→ What the task requires
Repeat the listing below word for word, stopping after the line that contains "XAxis, YAxis, CartesianGrid".

Entries with chart source code

·····

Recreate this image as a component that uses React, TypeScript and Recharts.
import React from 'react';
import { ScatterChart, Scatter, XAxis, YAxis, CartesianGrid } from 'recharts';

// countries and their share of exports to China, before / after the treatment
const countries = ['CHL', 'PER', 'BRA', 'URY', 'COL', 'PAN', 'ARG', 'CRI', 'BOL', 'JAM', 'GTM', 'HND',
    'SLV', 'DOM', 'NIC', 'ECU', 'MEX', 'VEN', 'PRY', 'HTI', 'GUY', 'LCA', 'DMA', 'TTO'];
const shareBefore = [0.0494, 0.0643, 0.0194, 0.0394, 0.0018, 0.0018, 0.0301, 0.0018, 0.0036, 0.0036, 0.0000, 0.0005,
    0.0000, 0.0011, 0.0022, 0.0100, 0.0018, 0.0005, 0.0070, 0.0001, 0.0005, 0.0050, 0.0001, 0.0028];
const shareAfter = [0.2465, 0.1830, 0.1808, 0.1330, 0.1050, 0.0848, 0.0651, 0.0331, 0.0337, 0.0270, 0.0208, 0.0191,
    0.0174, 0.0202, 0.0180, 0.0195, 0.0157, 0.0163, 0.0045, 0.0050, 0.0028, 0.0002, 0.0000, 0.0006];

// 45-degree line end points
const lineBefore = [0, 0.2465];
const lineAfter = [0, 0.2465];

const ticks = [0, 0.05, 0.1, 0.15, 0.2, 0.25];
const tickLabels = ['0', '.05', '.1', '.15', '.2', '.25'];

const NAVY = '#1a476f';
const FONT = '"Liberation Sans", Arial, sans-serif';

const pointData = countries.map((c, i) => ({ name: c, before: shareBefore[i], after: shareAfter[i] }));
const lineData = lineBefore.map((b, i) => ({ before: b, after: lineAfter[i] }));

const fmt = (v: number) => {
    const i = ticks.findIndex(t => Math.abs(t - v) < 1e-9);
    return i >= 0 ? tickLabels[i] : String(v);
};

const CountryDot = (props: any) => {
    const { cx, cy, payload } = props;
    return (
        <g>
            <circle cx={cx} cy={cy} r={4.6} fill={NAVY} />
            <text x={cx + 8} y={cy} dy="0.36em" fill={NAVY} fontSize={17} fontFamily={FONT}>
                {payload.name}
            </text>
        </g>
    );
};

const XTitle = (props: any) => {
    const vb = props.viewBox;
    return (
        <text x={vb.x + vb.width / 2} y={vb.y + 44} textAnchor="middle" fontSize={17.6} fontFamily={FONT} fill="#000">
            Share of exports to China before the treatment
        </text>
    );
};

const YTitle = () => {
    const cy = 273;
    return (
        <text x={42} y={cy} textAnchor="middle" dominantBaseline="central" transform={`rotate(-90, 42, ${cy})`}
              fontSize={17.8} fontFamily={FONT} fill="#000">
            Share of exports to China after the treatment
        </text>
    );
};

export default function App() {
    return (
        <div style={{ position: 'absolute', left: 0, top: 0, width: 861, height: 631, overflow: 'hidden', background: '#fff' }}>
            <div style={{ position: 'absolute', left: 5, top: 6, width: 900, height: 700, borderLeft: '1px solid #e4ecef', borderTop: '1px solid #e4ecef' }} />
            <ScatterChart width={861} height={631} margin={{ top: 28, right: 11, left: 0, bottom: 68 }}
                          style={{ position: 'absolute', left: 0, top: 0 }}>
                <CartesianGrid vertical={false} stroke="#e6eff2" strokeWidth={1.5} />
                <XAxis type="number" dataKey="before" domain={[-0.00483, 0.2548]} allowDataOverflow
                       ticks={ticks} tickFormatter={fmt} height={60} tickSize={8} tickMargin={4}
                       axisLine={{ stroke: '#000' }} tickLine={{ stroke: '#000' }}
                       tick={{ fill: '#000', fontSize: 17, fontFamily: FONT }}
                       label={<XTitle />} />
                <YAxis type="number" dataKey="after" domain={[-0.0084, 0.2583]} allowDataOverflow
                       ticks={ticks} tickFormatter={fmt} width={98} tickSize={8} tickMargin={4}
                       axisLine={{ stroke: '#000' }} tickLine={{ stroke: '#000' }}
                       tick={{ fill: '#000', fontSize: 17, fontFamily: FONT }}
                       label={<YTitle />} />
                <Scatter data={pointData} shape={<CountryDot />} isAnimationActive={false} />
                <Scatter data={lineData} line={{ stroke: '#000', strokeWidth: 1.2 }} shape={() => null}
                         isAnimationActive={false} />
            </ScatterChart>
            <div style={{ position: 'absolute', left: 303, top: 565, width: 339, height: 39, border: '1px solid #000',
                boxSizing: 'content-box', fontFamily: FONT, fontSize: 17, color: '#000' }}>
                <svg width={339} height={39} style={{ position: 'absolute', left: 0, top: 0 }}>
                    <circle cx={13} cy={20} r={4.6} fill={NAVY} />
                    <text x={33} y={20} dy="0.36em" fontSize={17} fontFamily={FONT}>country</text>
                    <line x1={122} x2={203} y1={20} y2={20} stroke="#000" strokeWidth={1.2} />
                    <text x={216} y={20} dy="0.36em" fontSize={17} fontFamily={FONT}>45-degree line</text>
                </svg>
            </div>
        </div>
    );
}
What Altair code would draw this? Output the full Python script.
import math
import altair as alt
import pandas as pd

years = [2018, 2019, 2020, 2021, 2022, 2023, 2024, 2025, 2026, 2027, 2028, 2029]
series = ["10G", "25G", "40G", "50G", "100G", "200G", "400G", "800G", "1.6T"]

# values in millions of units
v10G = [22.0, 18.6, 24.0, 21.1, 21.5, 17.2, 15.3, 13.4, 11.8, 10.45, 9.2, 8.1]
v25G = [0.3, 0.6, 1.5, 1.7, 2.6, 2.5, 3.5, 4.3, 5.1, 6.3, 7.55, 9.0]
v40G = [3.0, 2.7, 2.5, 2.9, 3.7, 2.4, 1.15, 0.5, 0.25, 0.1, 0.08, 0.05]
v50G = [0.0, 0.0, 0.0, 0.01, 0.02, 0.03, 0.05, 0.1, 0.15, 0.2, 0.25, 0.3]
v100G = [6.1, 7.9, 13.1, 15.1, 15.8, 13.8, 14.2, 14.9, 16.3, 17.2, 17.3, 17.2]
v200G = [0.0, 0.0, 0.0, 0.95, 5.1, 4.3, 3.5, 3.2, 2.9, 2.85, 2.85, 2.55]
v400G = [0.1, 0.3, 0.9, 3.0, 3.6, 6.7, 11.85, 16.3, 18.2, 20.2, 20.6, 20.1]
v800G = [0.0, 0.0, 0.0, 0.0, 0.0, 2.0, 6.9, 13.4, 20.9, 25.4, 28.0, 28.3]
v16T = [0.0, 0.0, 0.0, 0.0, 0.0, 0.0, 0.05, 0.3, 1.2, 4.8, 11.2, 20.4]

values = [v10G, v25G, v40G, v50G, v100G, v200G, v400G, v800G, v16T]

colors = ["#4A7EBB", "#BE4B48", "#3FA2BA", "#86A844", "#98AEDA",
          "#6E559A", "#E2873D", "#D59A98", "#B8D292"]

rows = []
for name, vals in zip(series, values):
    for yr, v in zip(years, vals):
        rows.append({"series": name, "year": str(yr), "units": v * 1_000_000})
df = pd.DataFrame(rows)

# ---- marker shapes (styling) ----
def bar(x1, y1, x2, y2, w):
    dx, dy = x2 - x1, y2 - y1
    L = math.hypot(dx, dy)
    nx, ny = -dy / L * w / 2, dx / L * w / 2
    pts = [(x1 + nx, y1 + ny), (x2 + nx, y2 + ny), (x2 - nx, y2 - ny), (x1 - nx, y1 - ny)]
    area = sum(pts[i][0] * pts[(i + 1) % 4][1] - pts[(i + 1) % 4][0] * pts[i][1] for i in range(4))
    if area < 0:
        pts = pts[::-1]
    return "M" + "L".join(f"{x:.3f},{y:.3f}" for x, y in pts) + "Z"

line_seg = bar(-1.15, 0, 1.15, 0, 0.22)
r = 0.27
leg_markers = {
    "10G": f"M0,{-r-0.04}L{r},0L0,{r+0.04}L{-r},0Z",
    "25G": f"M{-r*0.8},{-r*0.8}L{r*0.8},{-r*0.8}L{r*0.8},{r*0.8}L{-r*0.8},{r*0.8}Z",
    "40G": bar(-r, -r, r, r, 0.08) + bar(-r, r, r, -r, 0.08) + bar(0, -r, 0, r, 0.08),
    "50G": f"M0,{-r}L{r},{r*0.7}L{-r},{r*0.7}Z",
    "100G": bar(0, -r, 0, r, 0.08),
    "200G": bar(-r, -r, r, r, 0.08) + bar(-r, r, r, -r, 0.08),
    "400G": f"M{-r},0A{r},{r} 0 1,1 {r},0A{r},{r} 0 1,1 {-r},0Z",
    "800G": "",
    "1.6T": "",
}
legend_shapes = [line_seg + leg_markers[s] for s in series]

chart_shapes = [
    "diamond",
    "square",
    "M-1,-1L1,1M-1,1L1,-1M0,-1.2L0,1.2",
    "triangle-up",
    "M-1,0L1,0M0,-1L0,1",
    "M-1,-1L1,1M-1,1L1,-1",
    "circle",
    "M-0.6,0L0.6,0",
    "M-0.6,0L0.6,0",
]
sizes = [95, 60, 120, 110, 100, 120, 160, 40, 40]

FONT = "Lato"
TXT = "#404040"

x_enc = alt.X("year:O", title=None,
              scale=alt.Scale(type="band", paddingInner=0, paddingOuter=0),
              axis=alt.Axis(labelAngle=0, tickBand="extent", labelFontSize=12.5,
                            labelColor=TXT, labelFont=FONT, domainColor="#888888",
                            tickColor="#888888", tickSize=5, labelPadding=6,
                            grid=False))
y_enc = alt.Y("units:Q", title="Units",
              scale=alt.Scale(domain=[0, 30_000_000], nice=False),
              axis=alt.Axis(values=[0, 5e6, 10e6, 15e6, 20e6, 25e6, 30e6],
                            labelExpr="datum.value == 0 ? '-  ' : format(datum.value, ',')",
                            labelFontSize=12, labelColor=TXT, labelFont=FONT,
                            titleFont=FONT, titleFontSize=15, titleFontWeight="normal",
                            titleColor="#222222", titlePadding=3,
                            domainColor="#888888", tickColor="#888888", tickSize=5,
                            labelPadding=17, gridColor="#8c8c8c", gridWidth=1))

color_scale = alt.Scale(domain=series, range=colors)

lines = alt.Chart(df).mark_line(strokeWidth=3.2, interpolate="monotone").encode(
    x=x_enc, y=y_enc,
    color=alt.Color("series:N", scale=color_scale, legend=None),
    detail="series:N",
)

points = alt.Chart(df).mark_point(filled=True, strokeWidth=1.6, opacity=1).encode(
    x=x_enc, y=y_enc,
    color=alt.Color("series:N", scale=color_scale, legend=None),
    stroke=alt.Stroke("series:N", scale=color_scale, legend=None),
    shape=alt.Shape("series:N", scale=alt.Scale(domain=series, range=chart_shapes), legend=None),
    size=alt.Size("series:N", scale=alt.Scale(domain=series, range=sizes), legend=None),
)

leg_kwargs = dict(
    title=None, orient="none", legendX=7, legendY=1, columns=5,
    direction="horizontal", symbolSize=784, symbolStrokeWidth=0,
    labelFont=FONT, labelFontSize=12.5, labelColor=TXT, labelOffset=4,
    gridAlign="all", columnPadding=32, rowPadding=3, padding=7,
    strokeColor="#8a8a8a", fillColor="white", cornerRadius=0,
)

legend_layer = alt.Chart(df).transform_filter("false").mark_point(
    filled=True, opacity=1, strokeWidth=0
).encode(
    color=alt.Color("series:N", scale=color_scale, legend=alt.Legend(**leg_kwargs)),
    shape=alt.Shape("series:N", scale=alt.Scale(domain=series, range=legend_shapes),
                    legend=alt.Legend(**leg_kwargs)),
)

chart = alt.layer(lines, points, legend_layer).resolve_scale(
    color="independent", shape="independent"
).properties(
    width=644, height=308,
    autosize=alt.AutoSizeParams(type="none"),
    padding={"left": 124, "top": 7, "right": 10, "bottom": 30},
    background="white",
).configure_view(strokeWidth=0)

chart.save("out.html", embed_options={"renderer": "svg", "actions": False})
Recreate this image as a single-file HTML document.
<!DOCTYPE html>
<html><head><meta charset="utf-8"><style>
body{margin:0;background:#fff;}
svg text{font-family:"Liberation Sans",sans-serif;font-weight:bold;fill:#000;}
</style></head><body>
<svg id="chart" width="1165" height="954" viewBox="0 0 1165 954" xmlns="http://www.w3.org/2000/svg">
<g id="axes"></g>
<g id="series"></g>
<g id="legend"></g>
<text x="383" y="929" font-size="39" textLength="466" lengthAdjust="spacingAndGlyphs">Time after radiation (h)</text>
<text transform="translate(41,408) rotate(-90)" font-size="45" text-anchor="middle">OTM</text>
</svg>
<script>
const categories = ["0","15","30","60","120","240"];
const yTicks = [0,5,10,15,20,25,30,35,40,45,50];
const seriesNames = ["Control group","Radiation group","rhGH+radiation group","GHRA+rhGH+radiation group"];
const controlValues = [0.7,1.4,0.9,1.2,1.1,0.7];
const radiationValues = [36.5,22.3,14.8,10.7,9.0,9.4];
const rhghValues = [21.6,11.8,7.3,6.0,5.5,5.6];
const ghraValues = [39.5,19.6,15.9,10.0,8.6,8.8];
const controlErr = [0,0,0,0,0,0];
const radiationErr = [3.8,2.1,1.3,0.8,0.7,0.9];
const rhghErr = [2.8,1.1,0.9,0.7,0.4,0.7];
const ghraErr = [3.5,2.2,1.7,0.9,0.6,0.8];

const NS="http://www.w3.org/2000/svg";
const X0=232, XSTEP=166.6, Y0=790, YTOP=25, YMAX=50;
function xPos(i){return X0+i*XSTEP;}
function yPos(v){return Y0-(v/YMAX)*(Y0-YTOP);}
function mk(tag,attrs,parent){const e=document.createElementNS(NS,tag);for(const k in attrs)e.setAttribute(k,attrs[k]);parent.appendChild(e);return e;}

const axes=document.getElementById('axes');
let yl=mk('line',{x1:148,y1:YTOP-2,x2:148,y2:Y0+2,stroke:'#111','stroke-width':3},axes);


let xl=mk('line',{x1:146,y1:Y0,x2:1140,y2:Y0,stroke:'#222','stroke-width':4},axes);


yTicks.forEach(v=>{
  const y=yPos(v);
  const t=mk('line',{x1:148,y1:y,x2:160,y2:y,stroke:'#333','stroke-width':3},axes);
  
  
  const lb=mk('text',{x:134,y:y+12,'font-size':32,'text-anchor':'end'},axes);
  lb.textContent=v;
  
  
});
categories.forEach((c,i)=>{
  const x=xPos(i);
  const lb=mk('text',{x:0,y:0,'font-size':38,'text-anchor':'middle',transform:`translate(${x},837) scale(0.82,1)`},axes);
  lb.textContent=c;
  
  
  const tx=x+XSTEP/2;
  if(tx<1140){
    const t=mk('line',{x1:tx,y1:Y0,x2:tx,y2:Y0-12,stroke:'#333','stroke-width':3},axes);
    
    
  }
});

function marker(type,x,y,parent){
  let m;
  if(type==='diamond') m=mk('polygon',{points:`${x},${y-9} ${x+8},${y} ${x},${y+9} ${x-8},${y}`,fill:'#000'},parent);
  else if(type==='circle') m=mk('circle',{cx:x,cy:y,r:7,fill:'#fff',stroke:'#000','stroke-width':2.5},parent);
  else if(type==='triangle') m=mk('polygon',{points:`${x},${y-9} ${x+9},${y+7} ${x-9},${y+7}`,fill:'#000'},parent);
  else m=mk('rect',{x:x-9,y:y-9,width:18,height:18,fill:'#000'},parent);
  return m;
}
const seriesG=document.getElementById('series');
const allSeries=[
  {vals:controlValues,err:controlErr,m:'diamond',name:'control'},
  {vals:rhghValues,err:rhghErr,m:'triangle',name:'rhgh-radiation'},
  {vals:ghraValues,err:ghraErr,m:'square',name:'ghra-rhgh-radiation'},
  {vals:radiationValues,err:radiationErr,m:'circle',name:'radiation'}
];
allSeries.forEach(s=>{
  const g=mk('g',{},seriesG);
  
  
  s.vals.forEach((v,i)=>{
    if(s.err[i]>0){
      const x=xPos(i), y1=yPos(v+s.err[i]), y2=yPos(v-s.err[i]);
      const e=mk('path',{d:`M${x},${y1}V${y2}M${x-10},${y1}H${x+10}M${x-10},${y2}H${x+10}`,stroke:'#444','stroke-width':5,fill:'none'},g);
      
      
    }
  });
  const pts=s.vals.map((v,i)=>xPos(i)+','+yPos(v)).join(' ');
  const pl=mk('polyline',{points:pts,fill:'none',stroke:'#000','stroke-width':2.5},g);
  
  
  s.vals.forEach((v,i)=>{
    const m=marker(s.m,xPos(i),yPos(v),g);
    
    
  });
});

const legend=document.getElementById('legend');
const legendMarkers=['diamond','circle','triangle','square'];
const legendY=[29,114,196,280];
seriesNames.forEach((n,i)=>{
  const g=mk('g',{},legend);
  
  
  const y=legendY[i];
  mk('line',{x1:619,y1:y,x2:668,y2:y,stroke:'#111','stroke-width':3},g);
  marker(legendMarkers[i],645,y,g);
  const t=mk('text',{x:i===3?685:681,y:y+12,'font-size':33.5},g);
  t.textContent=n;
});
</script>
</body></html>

·····

→ Answer for the task
Recreate this image as a component that uses React, TypeScript and Recharts.
import React from 'react';
import { ScatterChart, Scatter, XAxis, YAxis, CartesianGrid } from 'recharts';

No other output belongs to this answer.